生検は組織診、病理検査とも呼ばれ、針をつかった針生検と、手術を行う外科生検があります。針といっても注射針ではなくて特殊な針です。この点については小林麻央さんが9月15日付けの「現実」と題するブログで描写しています。
太い注射針のようなものを刺して、
パッチン! ! パッチン!!
と、こんな感じです。麻酔をしているとはいえ、ちょっと怖いですよね。
再検査で小林麻央さんの乳がんを発見できなかった医師に、「どうして生検をしなかったんだ!」というのは簡単ですが、結果はさておき、不必要な検査を行わないことは医療倫理的にも間違ってはいません。
検診に追加するなら、細胞診が一般的
乳がん検診では、まず乳がんが疑われる人をふるいにかけるスクリーニングを行います。スクリーニングでひっかかる人はかなりの数に上ります。そこから、さらに乳がんが疑われる人をしぼりこむわけですが、マンモグラフィや超音波検査では判断できないケースが出てきます。
そうしたときに選択されるのが細胞診です。がん細胞の採取を目的とする点は生検と似ていますが、大きく違うのは負担の大きさ。
細胞診には注射器を持ちいる穿刺吸引細胞診と乳汁の分泌物を調べる方法があります。精度に関しては生検に劣り、がんかどうかをはっきりさせる確定診断はあくまでも生検によって行われます。
細胞診は5段階で評価され、1~2なら、4~5なら悪性の疑いがあり、3はその中間。1~2なら基本的にこれ以上検査を続ける必要はなく、3以上で生検を検討するそうです。
スクリーニングとはいえ、乳がんが疑われると言われたらとても不安になりますよね。
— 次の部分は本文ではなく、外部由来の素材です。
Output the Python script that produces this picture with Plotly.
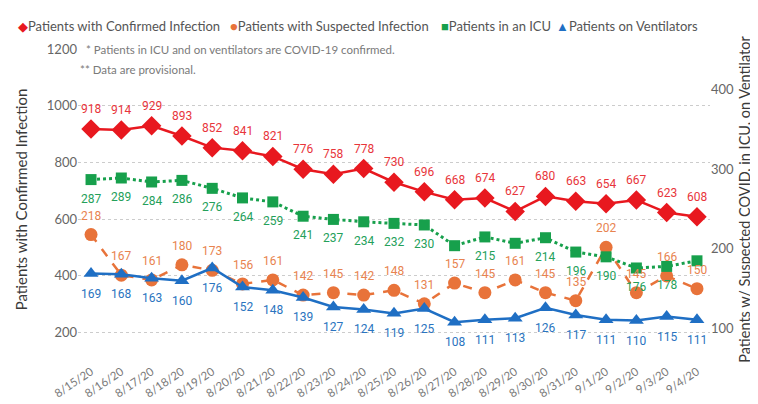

もし、「まあ、大丈夫でしょう」くらいの軽いのりで乳がんを否定されたら、「本当?」「見逃してない?」といっそう不安になってしまいそうです。そういうときのために細胞診という選択肢があります。
小林麻央さんの場合もそうだったかも知れませんが、授乳中の生検は避ける傾向にあるようですね。一方、授乳中でも細胞診は普通に行われています。もちろん、乳がんが強く疑われる場合には、授受中であろうと、最初から生検です。